Here are what some the great members in my internet community commented about when seeing The Mile Long Opera:
I love hearing about the awesome events available to you in NYC!
What an amazing mix of the audio and the visual the Mile Long Opera presented.
Thanks for sharing this experience Kaju! – Anonymous
How absolutely surreal and amazing! You must have felt transported to another dimension.
What an incredible idea. We felt like we were there with you. Thank you so much for sharing this unique event. - Anonymous
As we stood in line awaiting our turn along the western stretch of Gansevoort Street along the New Whitney Musesum soon ready to climb those famous steps to gain access to the southern entry of the famous 1.75 walk for this truly one-of-a-kind cultural event, our anticipation was quickly building.
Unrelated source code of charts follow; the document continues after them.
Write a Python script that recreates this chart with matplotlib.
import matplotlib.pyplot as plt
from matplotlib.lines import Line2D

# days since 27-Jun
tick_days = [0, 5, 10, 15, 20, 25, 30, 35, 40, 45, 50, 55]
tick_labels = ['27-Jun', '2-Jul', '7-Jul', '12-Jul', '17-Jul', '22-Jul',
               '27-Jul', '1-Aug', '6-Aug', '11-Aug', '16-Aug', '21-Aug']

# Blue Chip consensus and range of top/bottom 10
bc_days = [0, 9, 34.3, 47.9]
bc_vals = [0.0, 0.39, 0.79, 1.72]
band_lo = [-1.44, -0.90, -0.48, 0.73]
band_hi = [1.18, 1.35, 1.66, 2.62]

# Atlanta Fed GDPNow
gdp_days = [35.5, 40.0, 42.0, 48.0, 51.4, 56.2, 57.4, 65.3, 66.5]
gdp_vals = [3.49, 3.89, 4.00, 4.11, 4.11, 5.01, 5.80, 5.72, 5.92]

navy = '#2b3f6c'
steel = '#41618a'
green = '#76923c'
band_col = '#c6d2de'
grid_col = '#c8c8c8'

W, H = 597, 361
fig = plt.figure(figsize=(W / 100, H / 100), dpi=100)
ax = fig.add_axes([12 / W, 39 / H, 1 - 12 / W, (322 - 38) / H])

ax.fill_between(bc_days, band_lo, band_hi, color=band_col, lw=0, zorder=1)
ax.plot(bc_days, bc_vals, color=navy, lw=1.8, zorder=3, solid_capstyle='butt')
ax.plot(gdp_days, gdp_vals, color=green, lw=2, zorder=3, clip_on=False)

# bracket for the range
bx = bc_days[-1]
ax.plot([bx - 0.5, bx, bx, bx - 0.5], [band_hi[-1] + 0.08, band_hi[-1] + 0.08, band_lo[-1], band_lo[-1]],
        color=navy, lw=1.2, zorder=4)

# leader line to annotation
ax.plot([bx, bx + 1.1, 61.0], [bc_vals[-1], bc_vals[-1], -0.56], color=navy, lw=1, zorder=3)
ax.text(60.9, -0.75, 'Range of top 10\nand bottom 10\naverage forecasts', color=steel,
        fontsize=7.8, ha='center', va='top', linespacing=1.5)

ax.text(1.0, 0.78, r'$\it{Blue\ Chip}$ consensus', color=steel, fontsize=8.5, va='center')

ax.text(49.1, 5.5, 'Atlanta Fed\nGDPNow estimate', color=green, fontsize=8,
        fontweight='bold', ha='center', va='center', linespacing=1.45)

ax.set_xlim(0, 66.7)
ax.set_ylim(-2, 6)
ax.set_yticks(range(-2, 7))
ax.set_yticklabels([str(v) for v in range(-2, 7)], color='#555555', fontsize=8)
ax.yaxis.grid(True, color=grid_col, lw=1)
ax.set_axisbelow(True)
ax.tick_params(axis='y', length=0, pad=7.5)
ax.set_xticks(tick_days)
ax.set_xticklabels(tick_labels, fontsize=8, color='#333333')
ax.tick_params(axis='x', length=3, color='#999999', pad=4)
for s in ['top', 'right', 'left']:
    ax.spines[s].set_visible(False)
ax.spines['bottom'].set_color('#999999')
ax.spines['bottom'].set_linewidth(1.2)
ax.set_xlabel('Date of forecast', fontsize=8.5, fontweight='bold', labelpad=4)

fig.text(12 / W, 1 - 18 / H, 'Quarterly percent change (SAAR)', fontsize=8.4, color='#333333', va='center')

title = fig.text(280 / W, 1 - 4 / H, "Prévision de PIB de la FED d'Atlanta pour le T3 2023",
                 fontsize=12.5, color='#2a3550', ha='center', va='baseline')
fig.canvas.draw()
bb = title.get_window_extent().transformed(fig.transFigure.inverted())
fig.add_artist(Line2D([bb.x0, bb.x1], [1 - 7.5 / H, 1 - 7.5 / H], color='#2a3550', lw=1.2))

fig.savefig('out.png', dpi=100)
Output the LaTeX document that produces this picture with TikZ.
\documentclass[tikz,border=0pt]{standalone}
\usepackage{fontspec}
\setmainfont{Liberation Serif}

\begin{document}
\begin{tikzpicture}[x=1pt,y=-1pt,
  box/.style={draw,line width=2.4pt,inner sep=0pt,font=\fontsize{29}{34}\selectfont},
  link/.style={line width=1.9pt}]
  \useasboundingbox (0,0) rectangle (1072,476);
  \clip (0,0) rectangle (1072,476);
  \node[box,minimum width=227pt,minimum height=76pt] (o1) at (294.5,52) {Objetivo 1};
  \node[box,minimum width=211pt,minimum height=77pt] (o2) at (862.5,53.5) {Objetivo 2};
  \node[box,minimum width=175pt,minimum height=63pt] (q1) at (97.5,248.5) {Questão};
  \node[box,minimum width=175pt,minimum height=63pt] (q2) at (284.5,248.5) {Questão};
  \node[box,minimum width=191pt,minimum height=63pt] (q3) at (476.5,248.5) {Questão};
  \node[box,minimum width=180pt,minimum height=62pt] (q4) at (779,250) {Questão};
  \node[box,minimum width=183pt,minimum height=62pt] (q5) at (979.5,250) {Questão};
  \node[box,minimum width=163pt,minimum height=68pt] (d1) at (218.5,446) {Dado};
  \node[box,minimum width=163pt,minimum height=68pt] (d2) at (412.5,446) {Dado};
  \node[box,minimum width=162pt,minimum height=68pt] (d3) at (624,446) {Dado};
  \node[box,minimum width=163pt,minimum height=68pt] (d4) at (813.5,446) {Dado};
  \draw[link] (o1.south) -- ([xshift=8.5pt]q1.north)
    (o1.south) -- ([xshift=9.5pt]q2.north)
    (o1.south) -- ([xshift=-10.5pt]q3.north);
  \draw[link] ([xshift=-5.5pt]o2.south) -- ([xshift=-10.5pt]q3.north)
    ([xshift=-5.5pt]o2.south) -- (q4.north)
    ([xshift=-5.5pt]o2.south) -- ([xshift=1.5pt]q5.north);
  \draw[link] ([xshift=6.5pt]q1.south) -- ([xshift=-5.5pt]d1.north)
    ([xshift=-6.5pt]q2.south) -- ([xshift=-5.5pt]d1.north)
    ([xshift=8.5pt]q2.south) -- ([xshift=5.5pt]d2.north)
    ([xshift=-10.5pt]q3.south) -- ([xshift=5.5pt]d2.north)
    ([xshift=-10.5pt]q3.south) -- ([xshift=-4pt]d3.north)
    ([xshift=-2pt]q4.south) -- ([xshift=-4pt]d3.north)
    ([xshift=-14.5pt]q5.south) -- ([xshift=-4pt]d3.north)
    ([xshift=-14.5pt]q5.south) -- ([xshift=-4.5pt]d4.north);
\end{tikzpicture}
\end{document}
Reaching the top of the steps to the main deck of the High line, we were greeted by slow soothing opera voices softly singing in an angelic harmony.
There I knew this enchanted feeling would permeate all evening.
The air was a comfortable 73 degrees and there was a balmy breeze. As we walked along the elevated converted abandoned railway park, there was a milieu of the divine church, art, and poetry.
We walked through a cantilevered blue tunnel where we were greeted by opera singers standing on boxes, with illuminated visors.
Soon we were greeted by a soft voices wafting through the air standing on a boxes from under illuminating visors singing to us in poetic voice:
"I must find my dining table from Ikea. The one in white melamine. And my chair I must find!"
Many different operatic voices soon separately began reciting poetry in the dark about their furniture!
Sculptures of Art in Robotic Formation
The second group we encountered along our amble along the High Line were a colorful group of opera singers of all ages standing in robotic formation inside a wooden trough of descending steps overhanging a lookout view atop 10th Avenue.
All appeared like automotonic opera singers holding backpacks glowing, with the illuminated lights of Gotham as a backdrop.
One such singer provided for a gorgeous photo op with the Empire State Building in the background to the right of her illuminated visor.
Then there were also opera singers standing along an inaccessible lower level, where we can view down at them.
Here they appear like mimes lined up on multi-leveled steps along the side of the Highline.
Then there were the poets who recited prose through the dark night, with planted window washers seen off the High Line in the background hand-wiping full height windows from inside a spacious yet empty 3rd floor condo of the recently occupied futuristic building by architect Zaha Hadid.
Such remarkable outdoor night opera now seen mimicking surreal art, morphing into an amazing audio-visual installation.
How I Love My Coffee Cup!
Shortly thereafter while slowing sauntering a few blocks north we reached a totally different zone, where were greeted by a new large group standing along the outer periphery holding glowing Styrofoam cups.
They all were softly singing independently in non-unison, "Oh how I love my coffee cup!"
We then reached an area further north near Hudson Yards, where illuminated voices standing on boxes were singing beautiful arias about urban life and the specter of "missing things".
"What if we had no L Train, what if we had no taxi cabs, what if there were no Chelsea Market, etc..."
Along the way came a well-dressed retro bohemian poet contemplating the meaning of urban existence.
As we reach our final zone in Hudson Yards, we are greeted by macabre creatures standing stoically in the night along the tracks glowing in the dark, singing mysterious operatic ghostly sounds.
One even appears to only have a partial body.
Finally, our enchanting walk has come to an end as we round the helix turn at the northern end of the Highline in Hudson Yards.
What an amazing cultural gift, a remarkable night of urban intrigue, curious wonder, visual surreality, and beautiful sound!
All manifest by living and breathing sculptures of art.